В 1924 г. новый бургомистр Франкфурта, стремившийся достичь мира между трудом и капиталом, пригласил для реализации программы массового строительства на свободных землях, выкупленных городом еще до войны, архитектора Эрнста Мая, известного уже как создателя генерального плана Бреслау (Вроцлава).
В 1910 г. Эрнст Май работал в мастерской Унвина над проектами Лечворта и Хэмпстеда и вернулся в Берлин с твердым намерением воплотить идею создания городов-садов в 20–30 км от города, так чтобы между Берлином и ими оставался широкий зеленый пояс.

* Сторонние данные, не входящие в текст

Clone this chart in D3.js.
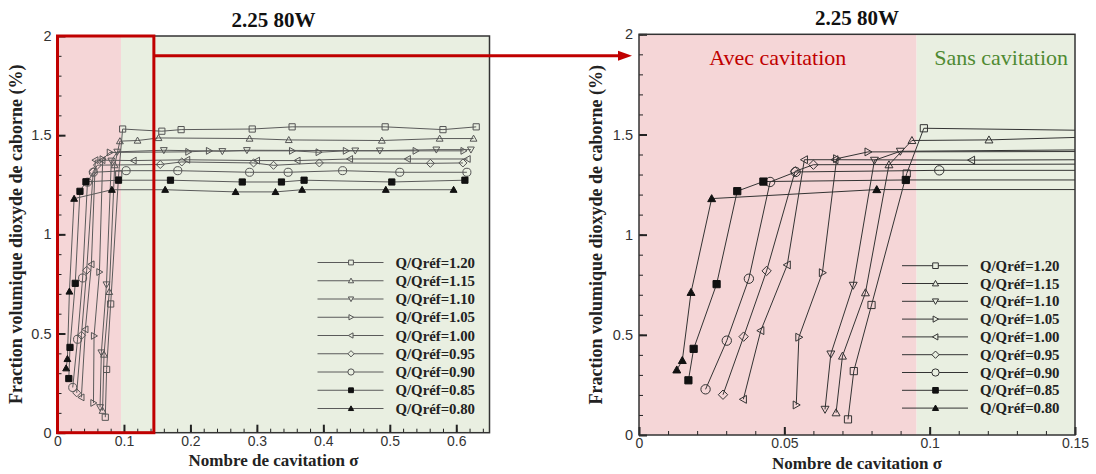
<!DOCTYPE html>
<html>
<head>
<meta charset="utf-8">
<script src="https://cdn.jsdelivr.net/npm/d3@7"></script>
<style>
  html, body { margin: 0; padding: 0; background: #fff; }
  svg { display: block; }
</style>
</head>
<body>
<svg id="chart" width="1096" height="474"></svg>
<script>
// Fraction volumique de CO2 en fonction du nombre de cavitation, par débit relatif
const seriesLabels = ["Q/Qréf=1.20", "Q/Qréf=1.15", "Q/Qréf=1.10", "Q/Qréf=1.05", "Q/Qréf=1.00",
                      "Q/Qréf=0.95", "Q/Qréf=0.90", "Q/Qréf=0.85", "Q/Qréf=0.80"];

const sigma_120 = [0.0719, 0.0739, 0.0800, 0.0921, 0.0980, 0.157, 0.186, 0.293, 0.353, 0.493, 0.580, 0.630];
const frac_120  = [0.078, 0.319, 0.649, 1.305, 1.531, 1.520, 1.528, 1.531, 1.542, 1.542, 1.528, 1.542];

const sigma_115 = [0.0678, 0.0700, 0.0779, 0.0860, 0.0939, 0.1204, 0.152, 0.289, 0.348, 0.488, 0.575, 0.626];
const frac_115  = [0.111, 0.394, 0.710, 1.349, 1.470, 1.473, 1.486, 1.483, 1.476, 1.473, 1.483, 1.483];

const sigma_110 = [0.0640, 0.0660, 0.0737, 0.0810, 0.0899, 0.160, 0.248, 0.285, 0.448, 0.485, 0.570, 0.622];
const frac_110  = [0.128, 0.404, 0.747, 1.371, 1.416, 1.424, 1.419, 1.424, 1.422, 1.422, 1.427, 1.427];

const sigma_105 = [0.0541, 0.0550, 0.0631, 0.0680, 0.0788, 0.197, 0.228, 0.353, 0.393, 0.434, 0.539, 0.611];
const frac_105  = [0.150, 0.488, 0.810, 1.379, 1.413, 1.416, 1.421, 1.421, 1.414, 1.421, 1.421, 1.421];

const sigma_100 = [0.0359, 0.0419, 0.0510, 0.0569, 0.0674, 0.1144, 0.195, 0.300, 0.361, 0.440, 0.527, 0.617];
const frac_100  = [0.178, 0.521, 0.849, 1.374, 1.374, 1.372, 1.376, 1.372, 1.372, 1.380, 1.380, 1.380];

const sigma_095 = [0.0289, 0.0360, 0.0439, 0.0537, 0.0600, 0.1546, 0.187, 0.295, 0.325, 0.394, 0.561, 0.610];
const frac_095  = [0.201, 0.491, 0.819, 1.316, 1.349, 1.352, 1.365, 1.360, 1.348, 1.360, 1.358, 1.360];

const sigma_090 = [0.0229, 0.0302, 0.0378, 0.0451, 0.0539, 0.1033, 0.181, 0.289, 0.347, 0.429, 0.515, 0.616];
const frac_090  = [0.228, 0.471, 0.780, 1.263, 1.313, 1.321, 1.321, 1.313, 1.313, 1.321, 1.313, 1.313];

const sigma_085 = [0.0170, 0.0188, 0.0267, 0.0338, 0.0428, 0.0918, 0.170, 0.278, 0.337, 0.371, 0.503, 0.613];
const frac_085  = [0.273, 0.430, 0.753, 1.217, 1.265, 1.273, 1.273, 1.264, 1.264, 1.273, 1.264, 1.273];

const sigma_080 = [0.0130, 0.0149, 0.0179, 0.0250, 0.0818, 0.162, 0.268, 0.328, 0.368, 0.494, 0.596];
const frac_080  = [0.325, 0.372, 0.712, 1.180, 1.225, 1.225, 1.214, 1.214, 1.225, 1.225, 1.225];

// Limite entre régime avec et sans cavitation
const sigmaLimit = 0.0955;
// Zone agrandie dans le second graphique
const zoomSigma = 0.145;

const yTicks = [0, 0.5, 1, 1.5, 2];
const yTickLabels = ["0", "0.5", "1", "1.5", "2"];
const xTicksLeft = [0, 0.1, 0.2, 0.3, 0.4, 0.5, 0.6];
const xTickLabelsLeft = ["0", "0.1", "0.2", "0.3", "0.4", "0.5", "0.6"];
const xTicksRight = [0, 0.05, 0.1, 0.15];
const xTickLabelsRight = ["0", "0.05", "0.1", "0.15"];

const titleText = "2.25 80W";
const xLabel = "Nombre de cavitation σ";
const yLabel = "Fraction volumique dioxyde de caborne (%)";

const sigmas = [sigma_120, sigma_115, sigma_110, sigma_105, sigma_100, sigma_095, sigma_090, sigma_085, sigma_080];
const fracs  = [frac_120, frac_115, frac_110, frac_105, frac_100, frac_095, frac_090, frac_085, frac_080];
const shapes = ["square", "triUp", "triDown", "triRight", "triLeft", "diamond", "circle", "squareFill", "triUpFill"];

const series = seriesLabels.map((label, i) => ({
  label, shape: shapes[i],
  points: sigmas[i].map((s, j) => ({ s, v: fracs[i][j] }))
}));

function markerPath(shape, r) {
  switch (shape) {
    case "square": case "squareFill":
      return `M${-r},${-r}H${r}V${r}H${-r}Z`;
    case "triUp": case "triUpFill":
      return `M0,${-r * 1.1}L${r * 1.1},${r * 0.85}L${-r * 1.1},${r * 0.85}Z`;
    case "triDown":
      return `M0,${r * 1.1}L${r * 1.1},${-r * 0.85}L${-r * 1.1},${-r * 0.85}Z`;
    case "triRight":
      return `M${r * 1.1},0L${-r * 0.85},${r * 1.1}L${-r * 0.85},${-r * 1.1}Z`;
    case "triLeft":
      return `M${-r * 1.1},0L${r * 0.85},${r * 1.1}L${r * 0.85},${-r * 1.1}Z`;
    case "diamond":
      return `M0,${-r * 1.3}L${r * 1.3},0L0,${r * 1.3}L${-r * 1.3},0Z`;
    case "circle": {
      const c = r * 1.3;
      return `M${c},0A${c},${c},0,1,1,${-c},0A${c},${c},0,1,1,${c},0Z`;
    }
  }
}
const isFilled = s => s.endsWith("Fill");

const svg = d3.select("#chart");
const serif = "'Liberation Serif', 'Times New Roman', serif";
const sans = "'Liberation Sans', Arial, sans-serif";
const pink = "#f5d6d7";
const green = "#e9efe1";
const red = "#c00000";

const panels = [
  {
    id: "left", left: 57.5, right: 489.5, top: 36, bottom: 432.7,
    xDomain: [0, 0.65], xTicks: xTicksLeft, xTickLabels: xTickLabelsLeft, xMinorStep: 0.02,
    markerR: 3.1, lineColor: "#5a5a5a", markerColor: "#555",
    titleY: 26.5, xLabelY: 466, yLabelX: 22,
    legend: { x1: 317.5, x2: 383.5, xm: 351, xt: 395.5, y0: 262.5, dy: 18.25, r: 2.4 }
  },
  {
    id: "right", left: 639, right: 1075, top: 34.3, bottom: 435,
    xDomain: [0, 0.15], xTicks: xTicksRight, xTickLabels: xTickLabelsRight, xMinorStep: 0.01,
    markerR: 3.6, lineColor: "#333", markerColor: "#333",
    titleY: 25, xLabelY: 469, yLabelX: 602,
    legend: { x1: 902, x2: 968, xm: 935.5, xt: 980, y0: 265.7, dy: 17.8, r: 2.8 },
    zones: true
  }
];

panels.forEach(p => {
  const x = d3.scaleLinear().domain(p.xDomain).range([p.left, p.right]);
  const y = d3.scaleLinear().domain([0, 2]).range([p.bottom, p.top]);
  p.x = x; p.y = y;
  const g = svg.append("g").attr("class", "panel-" + p.id);

  // Fond : zone avec cavitation (rose) puis sans cavitation (vert)
  g.append("rect")
    .attr("x", x(0)).attr("y", y(2))
    .attr("width", x(sigmaLimit) - x(0)).attr("height", y(0) - y(2))
    .attr("fill", pink);
  g.append("rect")
    .attr("x", x(sigmaLimit)).attr("y", y(2))
    .attr("width", x(p.xDomain[1]) - x(sigmaLimit)).attr("height", y(0) - y(2))
    .attr("fill", green);

  const clipId = "clip-" + p.id;
  svg.append("clipPath").attr("id", clipId)
    .append("rect")
    .attr("x", x(0)).attr("y", y(2))
    .attr("width", x(p.xDomain[1]) - x(0)).attr("height", y(0) - y(2));

  const plot = g.append("g").attr("clip-path", `url(#${clipId})`);
  const line = d3.line().x(d => x(d.s)).y(d => y(d.v));

  series.forEach(s => {
    plot.append("path")
      .datum(s.points)
      .attr("d", line)
      .attr("fill", "none")
      .attr("stroke", p.lineColor)
      .attr("stroke-width", 1);
  });
  series.forEach(s => {
    plot.selectAll(null)
      .data(s.points.filter(d => d.s <= p.xDomain[1] + 0.01))
      .join("path")
      .attr("transform", d => `translate(${x(d.s)},${y(d.v)})`)
      .attr("d", markerPath(s.shape, p.markerR))
      .attr("fill", isFilled(s.shape) ? "#111" : "none")
      .attr("stroke", isFilled(s.shape) ? "#111" : p.markerColor)
      .attr("stroke-width", 1);
  });

  // Axes : graduations vers l'intérieur
  const xMinor = d3.range(0, p.xDomain[1] + 1e-9, p.xMinorStep);
  const yMinor = d3.range(0, 2 + 1e-9, 0.1);

  const axX = g.append("g").attr("transform", `translate(0,${y(0)})`)
    .call(d3.axisBottom(x).tickValues(xMinor).tickSize(-4).tickSizeOuter(0).tickFormat(""));
  axX.select(".domain").remove();
  axX.selectAll("line").attr("stroke", "#222").attr("stroke-width", 1);

  const axXM = g.append("g").attr("transform", `translate(0,${y(0)})`)
    .call(d3.axisBottom(x).tickValues(p.xTicks).tickSize(-8).tickSizeOuter(0).tickPadding(3)
      .tickFormat((d, i) => p.xTickLabels[i]));
  axXM.select(".domain").remove();
  axXM.selectAll("line").attr("stroke", "#222").attr("stroke-width", 2);
  axXM.selectAll("text").attr("font-family", sans).attr("font-size", 14).attr("fill", "#333");

  const axY = g.append("g").attr("transform", `translate(${x(0)},0)`)
    .call(d3.axisLeft(y).tickValues(yMinor).tickSize(-4).tickSizeOuter(0).tickFormat(""));
  axY.select(".domain").remove();
  axY.selectAll("line").attr("stroke", "#222").attr("stroke-width", 1);

  const axYM = g.append("g").attr("transform", `translate(${x(0)},0)`)
    .call(d3.axisLeft(y).tickValues(yTicks).tickSize(-8).tickSizeOuter(0).tickPadding(6)
      .tickFormat((d, i) => yTickLabels[i]));
  axYM.select(".domain").remove();
  axYM.selectAll("line").attr("stroke", "#222").attr("stroke-width", 2);
  axYM.selectAll("text").attr("font-family", sans).attr("font-size", 14.5).attr("fill", "#333");

  // Cadre
  g.append("rect")
    .attr("x", x(0)).attr("y", y(2))
    .attr("width", x(p.xDomain[1]) - x(0)).attr("height", y(0) - y(2))
    .attr("fill", "none").attr("stroke", "#333").attr("stroke-width", 1.5);

  // Légende
  const L = p.legend;
  series.forEach((s, i) => {
    const ly = L.y0 + i * L.dy;
    g.append("line")
      .attr("x1", L.x1).attr("x2", L.x2).attr("y1", ly).attr("y2", ly)
      .attr("stroke", p.lineColor).attr("stroke-width", 1);
    g.append("path")
      .attr("transform", `translate(${L.xm},${ly})`)
      .attr("d", markerPath(s.shape, L.r))
      .attr("fill", isFilled(s.shape) ? "#111" : green)
      .attr("stroke", isFilled(s.shape) ? "#111" : p.markerColor)
      .attr("stroke-width", 1);
    g.append("text")
      .attr("x", L.xt).attr("y", ly + 5)
      .attr("font-family", serif).attr("font-weight", "bold").attr("font-size", 14.8)
      .attr("fill", "#222")
      .text(s.label);
  });

  // Titres
  const cx = (x(0) + x(p.xDomain[1])) / 2;
  g.append("text")
    .attr("x", cx).attr("y", p.titleY).attr("text-anchor", "middle")
    .attr("font-family", serif).attr("font-weight", "bold").attr("font-size", 21)
    .attr("fill", "#111").text(titleText);
  g.append("text")
    .attr("x", cx).attr("y", p.xLabelY).attr("text-anchor", "middle")
    .attr("font-family", serif).attr("font-weight", "bold").attr("font-size", 17)
    .attr("fill", "#222").text(xLabel);
  g.append("text")
    .attr("transform", `translate(${p.yLabelX},${(y(0) + y(2)) / 2}) rotate(-90)`)
    .attr("text-anchor", "middle")
    .attr("font-family", serif).attr("font-weight", "bold").attr("font-size", 18)
    .attr("fill", "#222").text(yLabel);

  if (p.zones) {
    g.append("text")
      .attr("x", (x(0) + x(sigmaLimit)) / 2).attr("y", 65).attr("text-anchor", "middle")
      .attr("font-family", serif).attr("font-size", 22).attr("fill", red)
      .text("Avec cavitation");
    g.append("text")
      .attr("x", x(p.xDomain[1]) - 7).attr("y", 65).attr("text-anchor", "end")
      .attr("font-family", serif).attr("font-size", 22).attr("fill", "#4f8a32")
      .text("Sans cavitation");
  }
});

// Cadre rouge de la zone agrandie et flèche vers le second graphique
const pl = panels[0], pr = panels[1];
svg.append("rect")
  .attr("x", pl.x(0)).attr("y", pl.y(2))
  .attr("width", pl.x(zoomSigma) - pl.x(0)).attr("height", pl.y(0) - pl.y(2))
  .attr("fill", "none").attr("stroke", red).attr("stroke-width", 3);

const ay = pl.y(1.9);
const tipX = pr.x(0) - 7;
svg.append("line")
  .attr("x1", pl.x(zoomSigma)).attr("x2", tipX - 10)
  .attr("y1", ay).attr("y2", ay)
  .attr("stroke", red).attr("stroke-width", 3);
svg.append("path")
  .attr("d", `M${tipX},${ay}L${tipX - 14},${ay - 5}L${tipX - 14},${ay + 5}Z`)
  .attr("fill", red);
</script>
</body>
</html>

Пришлось идти на компромисс с политиками и проектировать города-спутники, сразу же за нешироким зеленым барьером, без собственной промышленности и только с необходимой мелкой торговлей. При этом задачу создания городов-спутников брал на себя берлинский бюджет, что прямо противоречило говардовской схеме. Проект Мая отличался и от английских, и от американских образцов еще и тем, что здесь впервые вступала в права новая архитектура – социал-демократическая Германия стремилась ничем не походить на Германии кайзеровскую. Речь шла о сплошной застройке тихих улиц таун-хаусами с предельно простыми фасадами и плоскими кровлями, пригодными для использования в хорошую погоду. Наиболее успешным стали маленькие Праунхейм и Рёмерштадт (1400 и 1220 домов соответственно) близ Франкфурта – прежде всего за счет того, что длинные ряды домов выстроились на верхней террасе поймы реки Нидды. Школы и детские сады были поставлены на средней террасе, а нижнюю террасу должны были занять парк, спортивные площадки, зал собраний и коммерческие сады. Даже при столь малых масштабах, программа была урезана, и зал не построили.